Clearly, there are some things - probably fewer than there once were with the arrival of computers - where ultimately, only the defendant knows the answer. Once upon a time, the example always given for training purposes was third party insurance. If the police have some proper reason to want to see it, and for some reason the defendant never produces any or an exemption, then in the end the only answer is a summons. It would be impossible for the prosecution to prove that no insurance existed.
In general, and I've never heard it suggested that traffic lights, or the police directing traffic is any different, it is up to the prosecution to prove a case 'beyond reasonable doubt'. Now, a police officer giving evidence that they had seen the defendant riding through red traffic lights which were working correctly would, on its own, be compelling evidence. In fact, the officer's evidence would also include any interview he conducted when he stopped the defendant. Bearing in mind that the caution now includes the bit about mentioning now things relied on at court, it might be reasonable to expect our cyclist to point out that he had been directed to ignore the traffic lights by another police officer. (For a successful prosecution for failing to conform with the traffic light, a notice of intended prosecution would also be required, at the time or within fourteen days.)

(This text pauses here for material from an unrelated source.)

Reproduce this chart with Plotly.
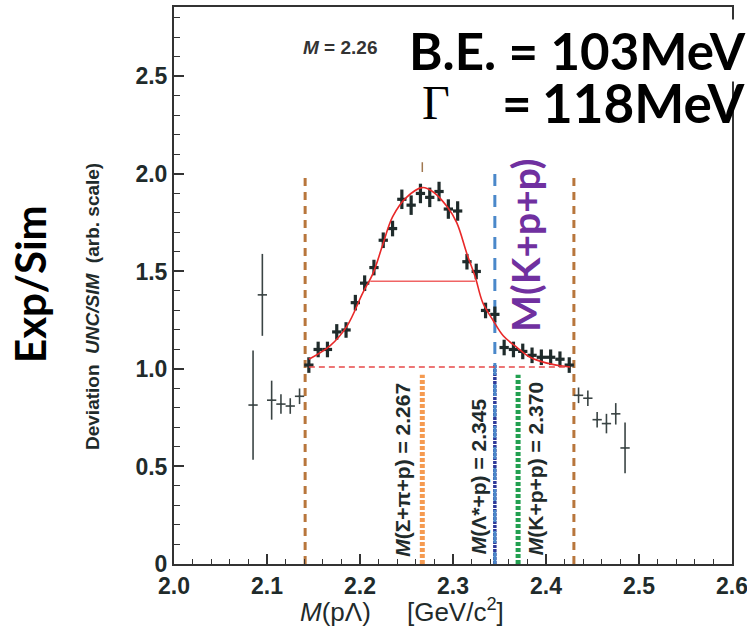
import plotly.graph_objects as go

# ---------------- data ----------------
# fitted window points (thick black crosses)
in_x = [2.145, 2.155, 2.165, 2.175, 2.185, 2.195, 2.205, 2.215, 2.225, 2.235,
        2.245, 2.255, 2.265, 2.275, 2.285, 2.295, 2.305, 2.315, 2.325, 2.335,
        2.345, 2.355, 2.365, 2.375, 2.385, 2.395, 2.405, 2.415, 2.425]
in_y = [1.02, 1.10, 1.10, 1.19, 1.20, 1.34, 1.44, 1.52, 1.66, 1.72,
        1.87, 1.84, 1.90, 1.88, 1.91, 1.82, 1.81, 1.55, 1.50, 1.30,
        1.28, 1.11, 1.10, 1.09, 1.07, 1.06, 1.06, 1.05, 1.02]
in_err = [0.04, 0.04, 0.04, 0.04, 0.04, 0.04, 0.04, 0.04, 0.04, 0.04,
          0.05, 0.05, 0.05, 0.05, 0.05, 0.05, 0.05, 0.04, 0.04, 0.04,
          0.04, 0.04, 0.04, 0.04, 0.04, 0.04, 0.04, 0.04, 0.04]

# outside window points (thin crosses)
out_x = [2.085, 2.095, 2.105, 2.115, 2.125, 2.135,
         2.435, 2.445, 2.455, 2.465, 2.475, 2.485]
out_y = [0.815, 1.38, 0.84, 0.82, 0.81, 0.86,
         0.865, 0.85, 0.74, 0.72, 0.77, 0.595]
out_err = [0.28, 0.21, 0.10, 0.05, 0.04, 0.04,
           0.04, 0.04, 0.04, 0.05, 0.055, 0.13]
x_half_bin = 0.005

# fit curve
fit_x = [2.145, 2.168, 2.186, 2.203, 2.214, 2.224, 2.235, 2.250, 2.267, 2.278,
         2.294, 2.304, 2.315, 2.324, 2.332, 2.343, 2.354, 2.369, 2.383, 2.401,
         2.418, 2.426]
fit_y = [1.05, 1.12, 1.22, 1.39, 1.49, 1.63, 1.78, 1.88, 1.93, 1.91,
         1.83, 1.75, 1.59, 1.47, 1.34, 1.25, 1.17, 1.11, 1.06, 1.03,
         1.015, 1.01]

fwhm_x = [2.211, 2.324]
fwhm_y = 1.45
baseline_x = [2.145, 2.425]
baseline_y = 1.01

window_x = [2.141, 2.430]
window_top = 2.0
peak_mark_x = 2.267

thr_names = ["<b><i>M</i>(Σ+π+p) = 2.267</b>", "<b><i>M</i>(Λ*+p) = 2.345</b>", "<b><i>M</i>(K+p+p) = 2.370</b>"]
thr_x = [2.267, 2.345, 2.370]

x_tickvals = [2.0, 2.1, 2.2, 2.3, 2.4, 2.5, 2.6]
x_ticktext = ["<b>2.0</b>", "<b>2.1</b>", "<b>2.2</b>", "<b>2.3</b>", "<b>2.4</b>", "<b>2.5</b>", "<b>2.6</b>"]
y_tickvals = [0, 0.5, 1.0, 1.5, 2.0, 2.5]
y_ticktext = ["<b>0</b>", "<b>0.5</b>", "<b>1.0</b>", "<b>1.5</b>", "<b>2.0</b>", "<b>2.5</b>"]

DARK = "#1f2b2b"
BROWN = "#B8763C"

fig = go.Figure()

# outside points
fig.add_trace(go.Scatter(
    x=out_x, y=out_y, mode="markers",
    marker=dict(size=2, color="#3a4444"),
    error_y=dict(type="data", array=out_err, color="#3a4444", thickness=1.6, width=0),
    error_x=dict(type="data", array=[x_half_bin] * len(out_x), color="#3a4444", thickness=1.6, width=0),
    showlegend=False, hoverinfo="x+y"))

# inside points
fig.add_trace(go.Scatter(
    x=in_x, y=in_y, mode="markers",
    marker=dict(size=3, color=DARK),
    error_y=dict(type="data", array=in_err, color=DARK, thickness=3.2, width=0),
    error_x=dict(type="data", array=[x_half_bin] * len(in_x), color=DARK, thickness=3.2, width=0),
    showlegend=False, hoverinfo="x+y"))

# fit curve
fig.add_trace(go.Scatter(
    x=fit_x, y=fit_y, mode="lines", line=dict(color="#E82828", width=1.6, shape="spline"),
    showlegend=False, hoverinfo="skip"))

# FWHM line
fig.add_trace(go.Scatter(
    x=fwhm_x, y=[fwhm_y, fwhm_y], mode="lines", line=dict(color="#F06464", width=1.6),
    showlegend=False, hoverinfo="skip"))

# baseline dashed
fig.add_trace(go.Scatter(
    x=baseline_x, y=[baseline_y, baseline_y], mode="lines",
    line=dict(color="#E84848", width=1.4, dash="6px,4px"),
    showlegend=False, hoverinfo="skip"))

shapes = []
for wx in window_x:
    shapes.append(dict(type="line", xref="x", yref="y", x0=wx, x1=wx, y0=0, y1=window_top,
                       line=dict(color=BROWN, width=3, dash="8px,6px"), layer="below"))
# peak marker
shapes.append(dict(type="line", xref="x", yref="y", x0=peak_mark_x, x1=peak_mark_x, y0=2.01, y1=2.06,
                   line=dict(color="#A07850", width=1.5), layer="below"))
# orange threshold
shapes.append(dict(type="line", xref="x", yref="y", x0=thr_x[0], x1=thr_x[0], y0=0, y1=0.97,
                   line=dict(color="#F59A50", width=5, dash="4px,2px"), layer="below"))
# navy + blue at 2.345
shapes.append(dict(type="line", xref="x", yref="y", x0=thr_x[1], x1=thr_x[1], y0=0, y1=1.02,
                   line=dict(color="#2E3A9A", width=3.5, dash="3px,1px"), layer="below"))
shapes.append(dict(type="line", xref="x", yref="y", x0=thr_x[1], x1=thr_x[1], y0=0, y1=2.02,
                   line=dict(color="#4A88CA", width=3, dash="12px,9px"), layer="below"))
# green threshold
shapes.append(dict(type="line", xref="x", yref="y", x0=thr_x[2], x1=thr_x[2], y0=0, y1=0.97,
                   line=dict(color="#22A050", width=5, dash="4px,2px"), layer="below"))

annotations = []
label_pos = [(2.245, 0.482), (2.327, 0.451), (2.389, 0.49)]
for name, (lx, ly) in zip(thr_names, label_pos):
    annotations.append(dict(x=lx, y=ly, xref="x", yref="y", text=name, showarrow=False,
                            textangle=-90, xanchor="center", yanchor="middle",
                            font=dict(family="Liberation Sans", size=21, color=DARK)))

def px_x(p):
    return (p - 174) / 558.0

def px_y(p):
    return (564 - p) / 557.0

annotations.append(dict(x=px_x(340), y=px_y(47), xref="paper", yref="paper",
                        text="<b><i>M</i> = 2.26</b>", showarrow=False,
                        xanchor="center", yanchor="middle",
                        font=dict(family="Liberation Sans", size=19, color="#333")))
annotations.append(dict(x=px_x(747), y=px_y(50), xref="paper", yref="paper", text="<b>B.E. = 103MeV</b>",
                        showarrow=False, xanchor="right", yanchor="middle",
                        bgcolor="white", borderpad=0,
                        font=dict(family="Lato", size=51, color="black")))
annotations.append(dict(x=px_x(420), y=px_y(103), xref="paper", yref="paper", text="Γ", showarrow=False,
                        xanchor="left", yanchor="middle",
                        font=dict(family="Liberation Serif", size=48, color="black")))
annotations.append(dict(x=px_x(500), y=px_y(103), xref="paper", yref="paper", text="<b>=</b>", showarrow=False,
                        xanchor="left", yanchor="middle",
                        font=dict(family="Lato", size=51, color="black")))
annotations.append(dict(x=px_x(747), y=px_y(103), xref="paper", yref="paper", text="<b>118MeV</b>",
                        showarrow=False, xanchor="right", yanchor="middle", borderpad=0,
                        font=dict(family="Lato", size=53, color="black")))
annotations.append(dict(x=2.3774, y=1.636, xref="x", yref="y", text="<b>M(K+p+p)</b>", showarrow=False,
                        textangle=-90, xanchor="center", yanchor="middle",
                        font=dict(family="Lato", size=39, color="#7030A0")))
annotations.append(dict(x=px_x(30), y=px_y(284), xref="paper", yref="paper", text="<b>Exp/Sim</b>",
                        showarrow=False, textangle=-90, xanchor="center", yanchor="middle",
                        font=dict(family="Lato", size=42, color="black")))
annotations.append(dict(x=px_x(92), y=px_y(307), xref="paper", yref="paper",
                        text="<b>Deviation  <i>UNC/SIM</i>  (arb. scale)</b>", showarrow=False,
                        textangle=-90, xanchor="center", yanchor="middle",
                        font=dict(family="Liberation Sans", size=19, color=DARK)))
annotations.append(dict(x=px_x(402), y=px_y(610), xref="paper", yref="paper",
                        text="<i>M</i>(pΛ)     [GeV/c<sup>2</sup>]", showarrow=False,
                        xanchor="center", yanchor="middle",
                        font=dict(family="Liberation Sans", size=26, color=DARK)))

fig.update_layout(
    width=747, height=640,
    margin=dict(l=174, r=15, t=7, b=76, autoexpand=False),
    paper_bgcolor="white", plot_bgcolor="white",
    shapes=shapes, annotations=annotations,
    showlegend=False,
)
fig.update_xaxes(range=[2.0, 2.6], tickvals=x_tickvals, ticktext=x_ticktext,
                 ticks="inside", ticklen=10, tickwidth=1.5, tickcolor="#333",
                 minor=dict(dtick=0.02, ticks="inside", ticklen=5, tickwidth=1.2, tickcolor="#333"),
                 showline=True, linecolor="#333", linewidth=2, mirror=True,
                 showgrid=False, zeroline=False, ticklabeloverflow="allow",
                 tickfont=dict(family="Liberation Sans", size=23, color=DARK))
fig.update_yaxes(range=[0, 2.856], tickvals=y_tickvals, ticktext=y_ticktext,
                 ticks="inside", ticklen=10, tickwidth=1.5, tickcolor="#333",
                 minor=dict(dtick=0.1, ticks="inside", ticklen=6, tickwidth=1.2, tickcolor="#333"),
                 showline=True, linecolor="#333", linewidth=2, mirror=True,
                 showgrid=False, zeroline=False,
                 tickfont=dict(family="Liberation Sans", size=23, color=DARK))

fig.write_html("out.html")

Once the allegation had been made about the police officer directing traffic to ignore the light, a prosecution file would have to cover the point. I cannot see a prosecutor going into court with a file without knowing what evidence was available on the point. It's my impression that the Crown Prosecution Service is more circumspect about accepting police evidence than might have been the case previously. Depending on the circumstances, I find it hard to see how the case would be taken unless the reporting officer - who must have had a clear view of the lights to report anybody for riding through them - could say they could clearly see that there was no other police officer there directing traffic or, another officer who was on duty by the junction gave that evidence. In other words, if the cyclist's explanation could not be rebutted, I think the case would never get to court.
If the case did go to court, and if the defendant were to be properly represented, it would be one of the first things the reporting officer would be cross examined about. (In legal terms the evidence of witnesses is assumed to be accepted by the other side unless challenged by cross examination.) At the end of the prosecution case the defence might make a submission of 'no case to answer'. Unless the prosecution had satisfied the court that there was a convincing case, the matter would stop there. If the court did not accept the submission or if none were made, the defence could call the defendant and as many other witnesses as they felt were helpful. If the defendant gave evidence that he had been directed to pass the light at red by the police and that is why he had done so and if he continued with that explanation when cross examined it would be a matter for the court to decide bearing in mind that the onus is on the prosecution to prove the case beyond reasonable doubt. All the defence has to do is raise a reasonable doubt. This is something that I don't think has anything to do with the balance of probabilities.
I do know that anybody who is convinced that the entire legal system from the Lord Chief Justice down to a process clerk is corrupt and all the rest of it will believe that everything is decided in spite of the evidence. I cannot help that.